I feel I have always been creative, but I started making jewelry only about 12 years ago. At the time I was living in New York and still had a full-time job. I would see things in stores that I liked, but either couldn’t afford, or wanted to “tweak” the design - since I was in New York I could go to the fashion district, pick up materials, and make what I wanted myself. It was a bit crazy. I would work my job all day, then create the jewelry pieces at night and bring them back to work the next morning to sell to my friends.  My dining room table was covered with stones, supplies, tools, constantly!

Then about 10 years ago my husband and I moved to Seattle; 7 years ago I decided to work on my jewelry full time, quit my job, rolled up my sleeves, and embarked on the insane journey of being self-employed.  3 years later I opened my studio.
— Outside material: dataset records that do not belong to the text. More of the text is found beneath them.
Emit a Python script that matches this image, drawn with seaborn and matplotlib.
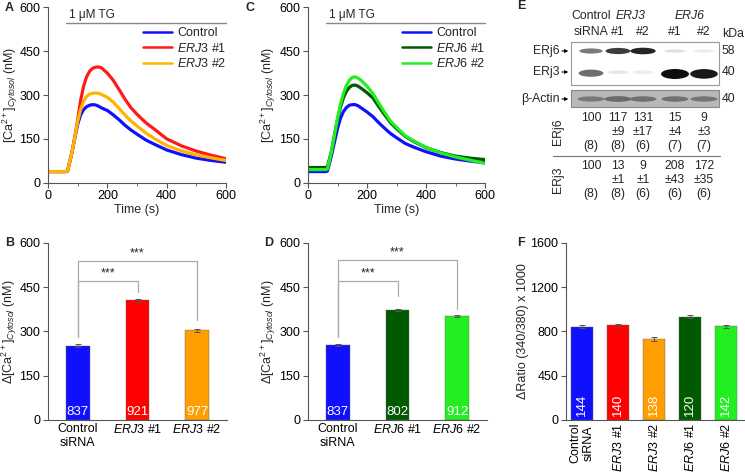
import numpy as np
import pandas as pd
import matplotlib
matplotlib.use("Agg")
import matplotlib.pyplot as plt
from matplotlib.patches import Ellipse, Rectangle
from matplotlib.lines import Line2D
import seaborn as sns

# ---- traces (A, C) ----
time_s = [0, 30, 60, 66, 80, 90, 100, 110, 120, 130, 140, 150, 160, 170, 180,
          200, 220, 240, 260, 280, 300, 330, 360, 400, 450, 500, 550, 600]
ctrl_a = [38, 38, 38, 40, 100, 150, 200, 232, 250, 260, 265, 267, 266, 262, 256,
          247, 232, 215, 196, 180, 166, 146, 131, 112, 96, 84, 76, 70]
erj3_1 = [38, 38, 38, 40, 100, 155, 215, 282, 330, 362, 381, 391, 395, 396, 393,
          375, 350, 318, 285, 256, 234, 205, 182, 150, 126, 108, 94, 82]
erj3_2 = [38, 38, 38, 40, 100, 152, 210, 250, 278, 295, 303, 306, 307, 306, 302,
          292, 276, 253, 231, 211, 194, 170, 150, 127, 109, 95, 85, 76]
ctrl_c = [38, 38, 38, 40, 95, 140, 185, 220, 243, 257, 265, 267, 267, 263, 256,
          242, 226, 205, 186, 168, 154, 134, 121, 106, 91, 81, 74, 68]
erj6_1 = [52, 52, 52, 54, 110, 165, 215, 258, 290, 312, 326, 333, 334, 330, 323,
          308, 290, 260, 232, 205, 185, 158, 140, 120, 103, 91, 84, 79]
erj6_2 = [45, 45, 45, 47, 108, 165, 220, 268, 305, 332, 350, 360, 362, 358, 350,
          330, 305, 272, 240, 210, 190, 160, 142, 121, 102, 88, 77, 66]

# ---- bars (B, D, F) ----
b_labels = ["Control\nsiRNA", r"$\it{ERJ3}$ #1", r"$\it{ERJ3}$ #2"]
b_vals = [252, 405, 303]
b_err = [4, 4, 6]
b_n = ["837", "921", "977"]

d_labels = ["Control\nsiRNA", r"$\it{ERJ6}$ #1", r"$\it{ERJ6}$ #2"]
d_vals = [253, 373, 352]
d_err = [3, 4, 5]
d_n = ["837", "802", "912"]

f_labels = ["Control\nsiRNA", r"$\it{ERJ3}$ #1", r"$\it{ERJ3}$ #2",
            r"$\it{ERJ6}$ #1", r"$\it{ERJ6}$ #2"]
f_vals = [843, 855, 731, 930, 845]
f_err = [14, 14, 14, 14, 14]
f_n = ["144", "140", "138", "120", "142"]

# ---- blot (E) ----
erj6_band = [0.55, 0.8, 0.9, 0.12, 0.08]
erj3_band = [0.6, 0.1, 0.08, 1.0, 0.95]
actin_band = [0.55, 0.68, 0.62, 0.62, 0.58]
erj6_mean = ["100", "117", "131", "15", "9"]
erj6_sd = ["", "±9", "±17", "±4", "±3"]
erj6_nn = ["(8)", "(8)", "(6)", "(7)", "(7)"]
erj3_mean = ["100", "13", "9", "208", "172"]
erj3_sd = ["", "±1", "±1", "±43", "±35"]
erj3_nn = ["(8)", "(8)", "(6)", "(6)", "(6)"]

BLUE = "#1010ff"
RED = "#ff1a1a"
ORANGE_L = "#ffb400"
ORANGE_B = "#ff9e00"
DKGREEN = "#005a00"
GREEN = "#22ee22"

sns.set_theme(style="ticks")
plt.rcParams["font.family"] = ["Liberation Sans", "DejaVu Sans"]
plt.rcParams["mathtext.fontset"] = "custom"
plt.rcParams["mathtext.rm"] = "Liberation Sans"
plt.rcParams["mathtext.it"] = "Liberation Sans:italic"
plt.rcParams["mathtext.bf"] = "Liberation Sans:bold"
plt.rcParams["font.size"] = 9
plt.rcParams["axes.edgecolor"] = "#555555"
plt.rcParams["axes.linewidth"] = 0.8
plt.rcParams["xtick.color"] = "#555555"
plt.rcParams["ytick.color"] = "#555555"
plt.rcParams["xtick.labelcolor"] = "black"
plt.rcParams["ytick.labelcolor"] = "black"
plt.rcParams["xtick.major.size"] = 3.5
plt.rcParams["ytick.major.size"] = 3.5

W, H = 745, 472
fig = plt.figure(figsize=(W / 100, H / 100), dpi=100)
TICK = 9
LAB = 9


def box(l, t, r, b):
    return [l / W, 1 - b / H, (r - l) / W, (b - t) / H]


def style(ax):
    sns.despine(ax=ax)
    ax.tick_params(labelsize=TICK, width=0.8, pad=2)


def trace_panel(rect, series, names, colors, letter, lx, ylab_x):
    ax = fig.add_axes(box(*rect))
    n = len(time_s)
    df = pd.DataFrame({
        "time": time_s * len(series),
        "ca": sum(series, []),
        "group": sum([[nm] * n for nm in names], []),
    })
    sns.lineplot(data=df, x="time", y="ca", hue="group", hue_order=names,
                 palette=colors, linewidth=2.3, legend=False, sort=False,
                 estimator=None, ax=ax)
    ax.set_xlim(0, 600)
    ax.set_ylim(0, 600)
    ax.set_xticks([0, 200, 400, 600])
    ax.set_xticks([100, 300, 500], minor=True)
    ax.set_yticks([0, 150, 300, 450, 600])
    ax.tick_params(which="minor", length=2, width=0.6)
    ax.set_xlabel("Time (s)", fontsize=LAB, labelpad=1)
    ax.set_ylabel(r"[Ca$^{2+}$]$_{\it{Cytosol}}$ (nM)", fontsize=LAB)
    ax.yaxis.set_label_coords(ylab_x, 0.5)
    ax.plot([62, 600], [545, 545], color="#888888", lw=1, clip_on=False)
    ax.text(72, 552, "1 μM TG", fontsize=8.5, va="bottom")
    handles = [Line2D([], [], color=c, lw=1.8) for c in colors]
    labels = ["Control"] + [nm.replace("ERJ", r"$\it{ERJ").replace(" #", r"}$ #") for nm in names[1:]]
    ax.legend(handles, labels, loc="upper right", bbox_to_anchor=(1.03, 0.915),
              frameon=False, fontsize=LAB, handlelength=2.3, labelspacing=0.2,
              handletextpad=0.4, borderaxespad=0)
    style(ax)
    fig.text(lx / W, 1 - 8 / H, letter, fontsize=9, fontweight="bold", va="center")
    return ax


def bar_panel(rect, labels, vals, errs, ns, colors, width, xlim, letter, lx):
    ax = fig.add_axes(box(*rect))
    sns.barplot(x=list(range(len(vals))), y=vals, hue=list(range(len(vals))),
                palette=colors, width=width, legend=False, ax=ax, saturation=1,
                edgecolor="#666666", linewidth=0.3, native_scale=True)
    ax.errorbar(range(len(vals)), vals, yerr=errs, fmt="none", ecolor="#555555",
                elinewidth=0.7, capsize=2, capthick=0.7)
    ax.set_xlim(*xlim)
    ax.set_xticks(range(len(vals)))
    style(ax)
    fig.text(lx / W, 1 - 243 / H, letter, fontsize=9, fontweight="bold", va="center")
    return ax


# A
trace_panel((48, 7.3, 226, 182.7), [ctrl_a, erj3_1, erj3_2],
            ["Control", "ERJ3 #1", "ERJ3 #2"], [BLUE, RED, ORANGE_L], "A", 5, -0.16)
# C
trace_panel((308, 7.3, 485, 182.7), [ctrl_c, erj6_1, erj6_2],
            ["Control", "ERJ6 #1", "ERJ6 #2"], [BLUE, DKGREEN, GREEN], "C", 246, -0.17)

# B and D
for rect, labels, vals, errs, ns, cols, letter, lx, ylx, brackets in [
    ((48, 242.7, 227, 420), b_labels, b_vals, b_err, b_n, [BLUE, "#ff0000", ORANGE_B],
     "B", 5, -0.16, [(1, 471, 432), (2, 539, 338)]),
    ((308, 242.7, 487, 420), d_labels, d_vals, d_err, d_n, [BLUE, DKGREEN, GREEN],
     "D", 264, -0.168, [(1, 471, 418), (2, 541, 375)]),
]:
    ax = bar_panel(rect, labels, vals, errs, ns, cols, 0.4, (-0.5, 2.5), letter, lx)
    ax.set_ylim(0, 600)
    ax.set_yticks([0, 150, 300, 450, 600])
    ax.set_xticklabels(labels, fontsize=LAB)
    ax.tick_params(axis="x", length=0)
    ax.set_ylabel(r"Δ[Ca$^{2+}$]$_{\it{Cytosol}}$ (nM)", fontsize=LAB)
    ax.yaxis.set_label_coords(ylx, 0.5)
    for i, n in enumerate(ns):
        ax.text(i, 6, n, color="white", ha="center", va="bottom", fontsize=9.5)
    for j, top, foot in brackets:
        ax.plot([0, 0, j, j], [282, top, top, foot], color="#aaaaaa", lw=0.9, clip_on=False)
        ax.text(j / 2, top + 6, "***", ha="center", va="bottom", fontsize=9)

# F
ax = bar_panel((566, 242.7, 744, 420), f_labels, f_vals, f_err, f_n,
               [BLUE, "#ff0000", ORANGE_B, DKGREEN, GREEN], 0.6, (-0.45, 4.5), "F", 517)
ax.set_ylim(0, 1600)
ax.set_yticks([0, 400, 800, 1200, 1600])
ax.set_yticklabels(["0", "450", "800", "1200", "1600"])
ax.set_xticklabels(f_labels, rotation=90, fontsize=LAB)
ax.tick_params(axis="x", length=0)
ax.set_ylabel("ΔRatio (340/380) x 1000", fontsize=LAB)
ax.yaxis.set_label_coords(-0.21, 0.5)
for i, n in enumerate(f_n):
    ax.text(i, 35, n, color="white", ha="center", va="bottom", rotation=90, fontsize=9.5)

# E  (pixel coordinates of the figure region)
ae = fig.add_axes(box(490, 0, 745, 210))
ae.set_xlim(490, 745)
ae.set_ylim(210, 0)
ae.axis("off")
lane_x = [591, 618, 643, 675, 704]
fs = 8.8
ae.text(517, 6, "E", fontsize=9, fontweight="bold", va="center")
ae.text(lane_x[0], 16, "Control", ha="center", va="center", fontsize=fs)
ae.text((lane_x[1] + lane_x[2]) / 2, 16, "ERJ3", ha="center", va="center", fontsize=fs, style="italic")
ae.text((lane_x[3] + lane_x[4]) / 2, 16, "ERJ6", ha="center", va="center", fontsize=fs, style="italic")
for x, t in zip(lane_x, ["siRNA", "#1", "#2", "#1", "#2"]):
    ae.text(x, 32, t, ha="center", va="center", fontsize=fs)
ae.text(722, 34, "kDa", ha="left", va="center", fontsize=fs)
ae.add_patch(Rectangle((571, 42), 148, 43, facecolor="white", edgecolor="#999999", lw=0.8))
ae.add_patch(Rectangle((571, 90), 148, 17, facecolor="#b8b8b8", edgecolor="#888888", lw=0.8))
for x, v in zip(lane_x, erj6_band):
    g = 1 - 0.95 * v
    ae.add_patch(Ellipse((x, 51), 20 + 6 * v, 3 + 4 * v, facecolor=(g, g, g), edgecolor="none"))
for x, v in zip(lane_x, erj3_band):
    g = 1 - 0.95 * v
    ae.add_patch(Ellipse((x, 72 + 2 * v), 20 + 8 * v, 3 + 7 * v, facecolor=(g, g, g), edgecolor="none"))
for x, v in zip(lane_x, actin_band):
    g = 0.72 - 0.45 * v
    ae.add_patch(Ellipse((x, 99), 27, 3 + 4 * v, facecolor=(g, g, g), edgecolor="none"))
for y, t in [(51, "ERj6"), (72, "ERj3"), (99, "β-Actin")]:
    ae.text(560, y, t, ha="right", va="center", fontsize=fs)
    ae.annotate("", xy=(571, y), xytext=(559, y),
                arrowprops=dict(arrowstyle="-|>", lw=0.7, color="black", mutation_scale=5))
for y, t in [(51, "58"), (72, "40"), (99, "40")]:
    ae.text(722, y, t, ha="left", va="center", fontsize=fs)
for row, y in [(erj6_mean, 118), (erj6_sd, 132), (erj6_nn, 146),
               (erj3_mean, 166), (erj3_sd, 180), (erj3_nn, 194)]:
    for x, t in zip(lane_x, row):
        ae.text(x, y, t, ha="center", va="center", fontsize=fs)
ae.plot([553, 720], [156, 156], color="#777777", lw=0.8)
ae.text(558, 132, "ERj6", rotation=90, ha="center", va="center", fontsize=fs)
ae.text(558, 180, "ERj3", rotation=90, ha="center", va="center", fontsize=fs)

fig.savefig("out.png", dpi=100)
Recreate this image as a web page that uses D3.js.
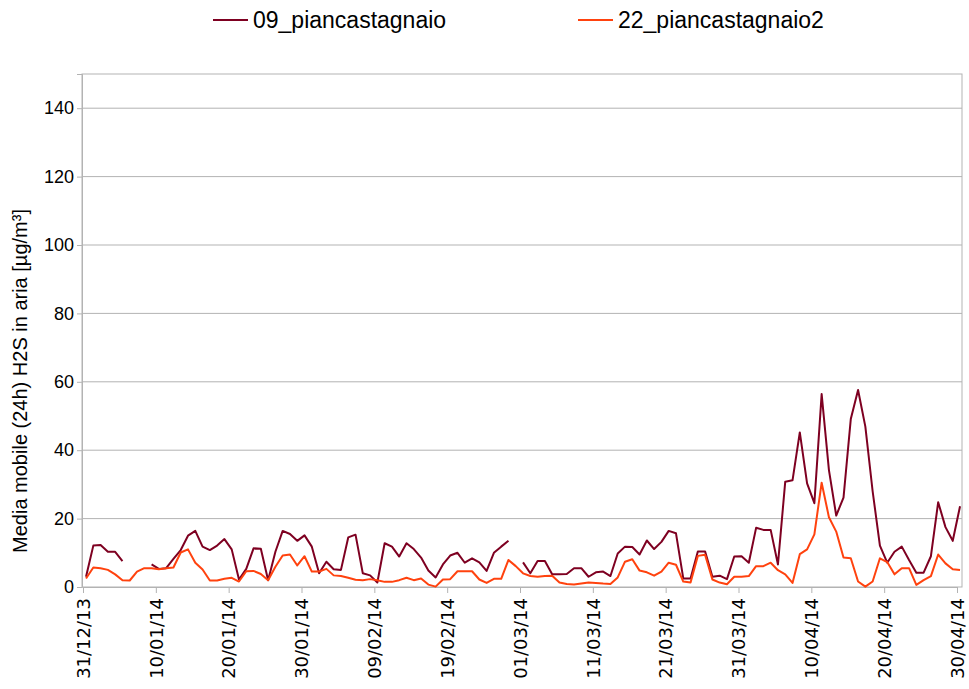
<!DOCTYPE html>
<html>
<head>
<meta charset="utf-8">
<script src="https://cdn.jsdelivr.net/npm/d3@7"></script>
<style>
  body { margin: 0; background: #fff; }
  svg { display: block; font-family: "Liberation Sans", Arial, sans-serif; }
</style>
</head>
<body>
<div id="chart"></div>
<script>
// daily values, 31/12/13 .. 30/04/14 (null = missing)
const startDay = Date.UTC(2013, 11, 31);
const endDay = Date.UTC(2014, 3, 30);
const days = d3.utcDay.range(new Date(startDay), d3.utcDay.offset(new Date(endDay), 1));

const seriesNames = ['09_piancastagnaio', '22_piancastagnaio2'];
const seriesColors = ['#7e0021', '#ff420e'];

const piancastagnaio = [3.0, 12.1, 12.3, 10.3, 10.3, 7.6, null, null, null, 6.6, 5.3, 5.5, 8.2, 10.8, 15.0, 16.4, 11.8,
  10.8, 12.1, 14.0, 11.0, 2.2, 5.3, 11.3, 11.2, 2.0, 10.3, 16.4, 15.5, 13.5, 15.1, 11.8, 4.0,
  7.4, 5.2, 5.0, 14.5, 15.3, 4.0, 3.4, 1.3, 12.8, 11.8, 8.9, 12.8, 11.1, 8.6, 4.8, 2.8,
  6.6, 9.2, 10.0, 7.1, 8.4, 7.2, 4.7, 10.0, 11.8, 13.5, null,
  7.2, 4.0, 7.6, 7.6, 3.7, 3.7,
  3.8, 5.5, 5.5, 3.0, 4.3, 4.5, 3.2, 9.8, 11.8, 11.7, 9.5, 13.6, 11.1, 13.2, 16.4, 15.7,
  2.5, 2.5, 10.4, 10.4, 3.0, 3.3, 2.3, 8.9, 9.0, 7.1, 17.3, 16.7, 16.7, 6.6, 30.8, 31.2,
  45.2, 30.3, 24.5, 56.4, 34.2, 20.9, 26.1, 49.1, 57.6, 46.9, 28.0, 12.1, 7.1, 10.3, 11.8, 7.9,
  4.2, 4.2, 9.0, 24.8, 17.5, 13.5, 23.6];

const piancastagnaio2 = [2.5, 5.7, 5.5, 5.0, 3.7, 2.0, 1.9, 4.5, 5.5, 5.5, 5.2, 5.5, 5.7, 10.1, 11.0, 7.1, 5.1,
  1.9, 1.9, 2.4, 2.7, 1.6, 4.6, 4.7, 3.8, 2.0, 5.9, 9.2, 9.5, 6.3, 9.0, 4.5, 4.5,
  5.3, 3.4, 3.2, 2.7, 2.1, 2.0, 2.3, 2.0, 1.5, 1.5, 2.0, 2.7, 2.0, 2.5, 0.7, 0.1,
  2.2, 2.3, 4.6, 4.6, 4.6, 2.2, 1.2, 2.4, 2.4, 7.9, 6.1, 4.0, 3.2, 3.0, 3.2, 3.3, 1.3,
  0.9, 0.7, 1.0, 1.3, 1.2, 1.0, 0.9, 2.8, 7.4, 8.1, 4.8, 4.3, 3.3, 4.5, 7.1, 6.5,
  1.6, 1.3, 9.1, 9.4, 2.2, 1.3, 0.8, 3.0, 3.0, 3.2, 6.1, 6.1, 7.1, 4.9, 3.7, 1.2,
  9.6, 11.0, 15.4, 30.5, 20.4, 16.2, 8.6, 8.4, 1.6, 0.1, 1.6, 8.4, 7.3, 3.7, 5.5, 5.5,
  0.6, 2.0, 3.2, 9.5, 6.9, 5.2, 5.0];

const yTicks = [0, 20, 40, 60, 80, 100, 120, 140];
const yTitle = 'Media mobile (24h) H2S in aria [µg/m³]';

const W = 969, H = 689;
const plot = { left: 82, right: 962, top: 74, bottom: 587 };

const svg = d3.select('#chart').append('svg')
  .attr('width', W).attr('height', H);

// x: tick 31/12 at 83, 30/04 at 957; samples sit at 10:00 of each day
const x = d3.scaleUtc()
  .domain([new Date(startDay), new Date(endDay)])
  .range([83, 957]);
const y = d3.scaleLinear()
  .domain([0, 150])
  .range([plot.bottom, plot.top]);

// grid
svg.append('g')
  .selectAll('line')
  .data(yTicks.filter(d => d > 0))
  .enter().append('line')
  .attr('x1', plot.left).attr('x2', plot.right)
  .attr('y1', d => y(d)).attr('y2', d => y(d))
  .attr('stroke', '#b3b3b3').attr('stroke-width', 1);

// frame
svg.append('rect')
  .attr('x', plot.left).attr('y', plot.top)
  .attr('width', plot.right - plot.left).attr('height', plot.bottom - plot.top)
  .attr('fill', 'none').attr('stroke', '#b3b3b3').attr('stroke-width', 1);

// y axis
const yAxis = svg.append('g')
  .attr('transform', `translate(${plot.left},0)`)
  .call(d3.axisLeft(y).tickValues(yTicks).tickSize(5).tickPadding(3));
yAxis.select('.domain').attr('stroke', '#b3b3b3');
yAxis.selectAll('.tick line').attr('stroke', '#b3b3b3');
yAxis.selectAll('.tick text').attr('font-size', 18).attr('fill', '#000')
  .attr('font-family', '"Liberation Sans", Arial, sans-serif');

// x axis
const xTickDates = d3.range(0, 121, 10).map(k => d3.utcDay.offset(new Date(startDay), k));
const xAxis = svg.append('g')
  .attr('transform', `translate(0,${plot.bottom})`)
  .call(d3.axisBottom(x).tickValues(xTickDates).tickFormat(d3.utcFormat('%d/%m/%y')).tickSize(6));
xAxis.select('.domain').attr('stroke', '#b3b3b3');
xAxis.selectAll('.tick line').attr('stroke', '#b3b3b3');
xAxis.selectAll('.tick text')
  .attr('font-size', 18).attr('fill', '#000')
  .attr('font-family', '"DejaVu Sans", sans-serif')
  .attr('transform', 'rotate(-90)')
  .attr('text-anchor', 'end')
  .attr('x', -11).attr('y', 0).attr('dy', '0.35em');

// y title
svg.append('text')
  .attr('transform', 'translate(27,381) rotate(-90)')
  .attr('text-anchor', 'middle')
  .attr('font-size', 20)
  .text(yTitle);

// lines
const allSeries = [piancastagnaio, piancastagnaio2];
const line = d3.line()
  .defined(d => d.v != null)
  .x(d => x(d.t))
  .y(d => y(d.v));

allSeries.forEach((vals, s) => {
  const pts = vals.map((v, i) => ({ t: d3.utcHour.offset(days[i], 10), v: v }));
  svg.append('path')
    .datum(pts)
    .attr('fill', 'none')
    .attr('stroke', seriesColors[s])
    .attr('stroke-width', 2)
    .attr('stroke-linejoin', 'round')
    .attr('d', line);
});

// legend
const legendX = [213, 578];
seriesNames.forEach((name, s) => {
  const g = svg.append('g').attr('transform', `translate(${legendX[s]},20)`);
  g.append('line').attr('x1', 0).attr('x2', 35).attr('y1', 0).attr('y2', 0)
    .attr('stroke', seriesColors[s]).attr('stroke-width', 2);
  g.append('text').attr('x', 40).attr('y', 0).attr('dy', '0.35em')
    .attr('font-size', 23).text(name);
});
</script>
</body>
</html>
Since then I've started to become more interested in metal work and have become entrenched now in working mostly in silver and brass.

What draws you to metalwork with silver and brass?

I love working in metal.  The designs in my collections (Talisman, Scavenger, and Huntress) are 99% metal, brass and sterling silver.  The metals I use in production are eco-friendly - what it means, they are either recycled, or come from sources that are certified members of Responsible Jewelry Council.  (members of Responsible Jewelry Council undergo regular third-party audits to certify that the metals they sell are either recycled or sourced from mines that adhere to responsible practices. ) The entire production process of my jewelry is completed locally, in the USA.

Working in metal allows me to make my ideas a reality.  I especially love carving in wax, fleshing out shapes that later become rings, bracelets, etc, or components for them.  

It is a thrill to see how your imagination can transform a piece of hard substance into something beautiful - I think it’s alchemy.  

How do sustainable ideals interweave into your designs and mission?

“Sustainable” can mean many things - to me it’s important to know where my materials come from, using recycled metals as much as possible, keeping the production small, and local.

I do not like waste.  The notion that something beautiful is made and can exist and be relevant for only a few months is absurd to me.  This idea applies to my personal way of living as well.  Who said it, I think Vivienne Westwood - “Buy less, choose well”.  

Fashion is expensive - even if the price tag may not not reflect it, the cost of production can be steep, both monetary and economical.  The idea that someone made a design of mine part of their life, that that particular piece is something they reach for over and over, that they can feel comfort that they have this piece, that it might remind them of a special moment or a period of time, and one day, possibly, gift it to the next generation - this idea pleases me very much. 

I feel privileged my jewelry can mean this much for people.

As I mentioned, I do not like waste.  It may come from growing up with very little.  I grew up in communist Poland, and there was literally nothing available in stores that you could call fashionable, or even passably appropriate for a young girl, a teenager, or a young woman.  So if you wanted something, you learned how to make it yourself - we knitted, crocheted, sewed, and made our own accessories - growing up with so little taught me to be creative, and also to invest in quality.  The result of this upbringing is being inventive, self-sufficient, and resourceful, and not wasteful.  

These beginnings influenced my attitude towards consumerism - it may seem counter intuitive to be anti consumerism in my profession, but I do believe that it's essential to invest in the best, and make better choices in what and how we buy.  When I design, I think of jewelry that will withstand the test of time, and delight its wearer for years, hopefully to be passed to a future generation.  I think it's a more joyful way to live, and a more fulfilling way to create, knowing that your work will be valued.